* **GIVEN EXERCISE**
Print the listing in its entirety and exactly, leaving out images.
• • • •
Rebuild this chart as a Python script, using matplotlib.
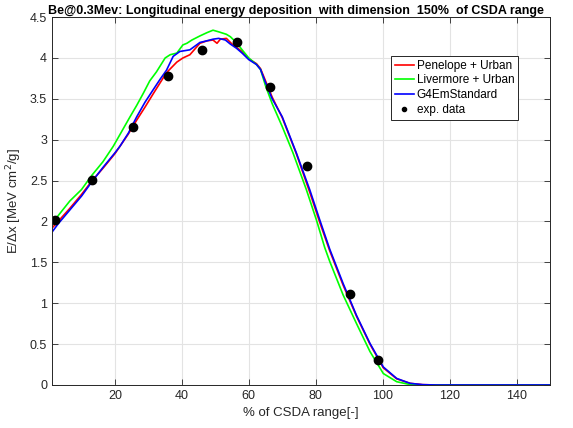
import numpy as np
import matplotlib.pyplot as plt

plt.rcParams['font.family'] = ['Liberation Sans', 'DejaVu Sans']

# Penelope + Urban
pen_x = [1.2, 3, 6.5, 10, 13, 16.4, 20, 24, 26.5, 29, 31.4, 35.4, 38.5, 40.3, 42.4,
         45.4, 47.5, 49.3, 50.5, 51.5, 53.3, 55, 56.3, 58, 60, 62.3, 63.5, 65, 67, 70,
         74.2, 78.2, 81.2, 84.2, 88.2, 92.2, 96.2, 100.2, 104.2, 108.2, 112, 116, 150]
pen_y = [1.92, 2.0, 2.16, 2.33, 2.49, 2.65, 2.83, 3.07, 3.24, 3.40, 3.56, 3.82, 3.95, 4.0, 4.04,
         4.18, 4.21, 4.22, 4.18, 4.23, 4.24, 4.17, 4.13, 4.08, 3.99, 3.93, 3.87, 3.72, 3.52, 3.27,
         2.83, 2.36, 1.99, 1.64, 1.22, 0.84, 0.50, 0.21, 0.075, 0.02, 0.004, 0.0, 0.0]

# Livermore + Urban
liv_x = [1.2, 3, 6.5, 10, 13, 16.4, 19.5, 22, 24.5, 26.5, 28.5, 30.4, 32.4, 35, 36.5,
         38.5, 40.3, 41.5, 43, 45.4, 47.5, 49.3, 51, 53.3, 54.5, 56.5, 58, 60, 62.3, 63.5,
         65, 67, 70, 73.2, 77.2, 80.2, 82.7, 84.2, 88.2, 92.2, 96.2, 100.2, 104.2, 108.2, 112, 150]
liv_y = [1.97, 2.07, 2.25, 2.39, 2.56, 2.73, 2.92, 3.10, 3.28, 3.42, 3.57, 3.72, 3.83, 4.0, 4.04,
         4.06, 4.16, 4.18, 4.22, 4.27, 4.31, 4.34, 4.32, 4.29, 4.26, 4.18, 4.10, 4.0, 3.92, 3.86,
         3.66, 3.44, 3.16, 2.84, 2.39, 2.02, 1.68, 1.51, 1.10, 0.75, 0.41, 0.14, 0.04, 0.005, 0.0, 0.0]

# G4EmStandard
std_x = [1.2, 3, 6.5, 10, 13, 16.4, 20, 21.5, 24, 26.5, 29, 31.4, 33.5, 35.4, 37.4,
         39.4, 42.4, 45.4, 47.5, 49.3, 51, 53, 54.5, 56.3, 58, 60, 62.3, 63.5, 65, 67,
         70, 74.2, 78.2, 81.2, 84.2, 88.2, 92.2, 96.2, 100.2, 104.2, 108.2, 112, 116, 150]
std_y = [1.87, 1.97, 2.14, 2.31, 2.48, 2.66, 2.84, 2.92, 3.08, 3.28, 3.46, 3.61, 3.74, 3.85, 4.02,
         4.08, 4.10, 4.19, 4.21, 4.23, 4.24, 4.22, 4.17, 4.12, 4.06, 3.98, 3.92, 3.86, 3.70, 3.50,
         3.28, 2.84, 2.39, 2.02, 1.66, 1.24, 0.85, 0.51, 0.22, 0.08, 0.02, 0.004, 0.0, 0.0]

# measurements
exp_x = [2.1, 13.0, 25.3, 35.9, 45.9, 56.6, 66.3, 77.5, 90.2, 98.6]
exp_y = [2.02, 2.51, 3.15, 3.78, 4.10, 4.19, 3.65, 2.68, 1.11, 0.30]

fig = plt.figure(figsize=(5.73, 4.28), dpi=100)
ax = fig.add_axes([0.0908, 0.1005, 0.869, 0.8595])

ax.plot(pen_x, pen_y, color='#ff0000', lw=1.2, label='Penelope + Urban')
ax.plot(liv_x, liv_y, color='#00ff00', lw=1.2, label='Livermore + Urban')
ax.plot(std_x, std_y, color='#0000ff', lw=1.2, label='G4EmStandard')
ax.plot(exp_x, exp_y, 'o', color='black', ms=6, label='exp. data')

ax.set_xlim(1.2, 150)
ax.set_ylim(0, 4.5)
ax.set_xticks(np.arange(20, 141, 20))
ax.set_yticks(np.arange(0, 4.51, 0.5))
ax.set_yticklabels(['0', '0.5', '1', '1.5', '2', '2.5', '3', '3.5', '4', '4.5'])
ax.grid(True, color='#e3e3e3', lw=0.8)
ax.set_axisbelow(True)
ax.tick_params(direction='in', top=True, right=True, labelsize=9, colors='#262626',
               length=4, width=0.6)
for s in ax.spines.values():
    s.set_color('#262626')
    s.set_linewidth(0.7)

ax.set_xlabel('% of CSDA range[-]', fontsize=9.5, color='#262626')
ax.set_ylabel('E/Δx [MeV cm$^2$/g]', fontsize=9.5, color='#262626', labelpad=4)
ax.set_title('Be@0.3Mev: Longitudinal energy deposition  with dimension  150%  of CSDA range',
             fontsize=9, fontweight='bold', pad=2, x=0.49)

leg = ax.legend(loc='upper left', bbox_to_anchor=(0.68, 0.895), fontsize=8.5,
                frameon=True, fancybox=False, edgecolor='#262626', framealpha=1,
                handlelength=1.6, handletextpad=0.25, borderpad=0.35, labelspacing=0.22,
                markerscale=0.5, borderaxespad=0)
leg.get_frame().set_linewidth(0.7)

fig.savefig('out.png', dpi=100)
• • • •
* **FULL ANSWER**
Rebuild this chart as a Python script, using matplotlib.
import numpy as np
import matplotlib.pyplot as plt

plt.rcParams['font.family'] = ['Liberation Sans', 'DejaVu Sans']

# Penelope + Urban
pen_x = [1.2, 3, 6.5, 10, 13, 16.4, 20, 24, 26.5, 29, 31.4, 35.4, 38.5, 40.3, 42.4,
         45.4, 47.5, 49.3, 50.5, 51.5, 53.3, 55, 56.3, 58, 60, 62.3, 63.5, 65, 67, 70,
         74.2, 78.2, 81.2, 84.2, 88.2, 92.2, 96.2, 100.2, 104.2, 108.2, 112, 116, 150]
pen_y = [1.92, 2.0, 2.16, 2.33, 2.49, 2.65, 2.83, 3.07, 3.24, 3.40, 3.56, 3.82, 3.95, 4.0, 4.04,
         4.18, 4.21, 4.22, 4.18, 4.23, 4.24, 4.17, 4.13, 4.08, 3.99, 3.93, 3.87, 3.72, 3.52, 3.27,
         2.83, 2.36, 1.99, 1.64, 1.22, 0.84, 0.50, 0.21, 0.075, 0.02, 0.004, 0.0, 0.0]

# Livermore + Urban
liv_x = [1.2, 3, 6.5, 10, 13, 16.4, 19.5, 22, 24.5, 26.5, 28.5, 30.4, 32.4, 35, 36.5,
         38.5, 40.3, 41.5, 43, 45.4, 47.5, 49.3, 51, 53.3, 54.5, 56.5, 58, 60, 62.3, 63.5,
         65, 67, 70, 73.2, 77.2, 80.2, 82.7, 84.2, 88.2, 92.2, 96.2, 100.2, 104.2, 108.2, 112, 150]
liv_y = [1.97, 2.07, 2.25, 2.39, 2.56, 2.73, 2.92, 3.10, 3.28, 3.42, 3.57, 3.72, 3.83, 4.0, 4.04,
         4.06, 4.16, 4.18, 4.22, 4.27, 4.31, 4.34, 4.32, 4.29, 4.26, 4.18, 4.10, 4.0, 3.92, 3.86,
         3.66, 3.44, 3.16, 2.84, 2.39, 2.02, 1.68, 1.51, 1.10, 0.75, 0.41, 0.14, 0.04, 0.005, 0.0, 0.0]

# G4EmStandard
std_x = [1.2, 3, 6.5, 10, 13, 16.4, 20, 21.5, 24, 26.5, 29, 31.4, 33.5, 35.4, 37.4,
         39.4, 42.4, 45.4, 47.5, 49.3, 51, 53, 54.5, 56.3, 58, 60, 62.3, 63.5, 65, 67,
         70, 74.2, 78.2, 81.2, 84.2, 88.2, 92.2, 96.2, 100.2, 104.2, 108.2, 112, 116, 150]
std_y = [1.87, 1.97, 2.14, 2.31, 2.48, 2.66, 2.84, 2.92, 3.08, 3.28, 3.46, 3.61, 3.74, 3.85, 4.02,
         4.08, 4.10, 4.19, 4.21, 4.23, 4.24, 4.22, 4.17, 4.12, 4.06, 3.98, 3.92, 3.86, 3.70, 3.50,
         3.28, 2.84, 2.39, 2.02, 1.66, 1.24, 0.85, 0.51, 0.22, 0.08, 0.02, 0.004, 0.0, 0.0]

# measurements
exp_x = [2.1, 13.0, 25.3, 35.9, 45.9, 56.6, 66.3, 77.5, 90.2, 98.6]
exp_y = [2.02, 2.51, 3.15, 3.78, 4.10, 4.19, 3.65, 2.68, 1.11, 0.30]

fig = plt.figure(figsize=(5.73, 4.28), dpi=100)
ax = fig.add_axes([0.0908, 0.1005, 0.869, 0.8595])

ax.plot(pen_x, pen_y, color='#ff0000', lw=1.2, label='Penelope + Urban')
ax.plot(liv_x, liv_y, color='#00ff00', lw=1.2, label='Livermore + Urban')
ax.plot(std_x, std_y, color='#0000ff', lw=1.2, label='G4EmStandard')
ax.plot(exp_x, exp_y, 'o', color='black', ms=6, label='exp. data')

ax.set_xlim(1.2, 150)
ax.set_ylim(0, 4.5)
ax.set_xticks(np.arange(20, 141, 20))
ax.set_yticks(np.arange(0, 4.51, 0.5))
ax.set_yticklabels(['0', '0.5', '1', '1.5', '2', '2.5', '3', '3.5', '4', '4.5'])
ax.grid(True, color='#e3e3e3', lw=0.8)
ax.set_axisbelow(True)
ax.tick_params(direction='in', top=True, right=True, labelsize=9, colors='#262626',
               length=4, width=0.6)
for s in ax.spines.values():
    s.set_color('#262626')
    s.set_linewidth(0.7)

ax.set_xlabel('% of CSDA range[-]', fontsize=9.5, color='#262626')
ax.set_ylabel('E/Δx [MeV cm$^2$/g]', fontsize=9.5, color='#262626', labelpad=4)
ax.set_title('Be@0.3Mev: Longitudinal energy deposition  with dimension  150%  of CSDA range',
             fontsize=9, fontweight='bold', pad=2, x=0.49)

leg = ax.legend(loc='upper left', bbox_to_anchor=(0.68, 0.895), fontsize=8.5,
                frameon=True, fancybox=False, edgecolor='#262626', framealpha=1,
                handlelength=1.6, handletextpad=0.25, borderpad=0.35, labelspacing=0.22,
                markerscale=0.5, borderaxespad=0)
leg.get_frame().set_linewidth(0.7)

fig.savefig('out.png', dpi=100)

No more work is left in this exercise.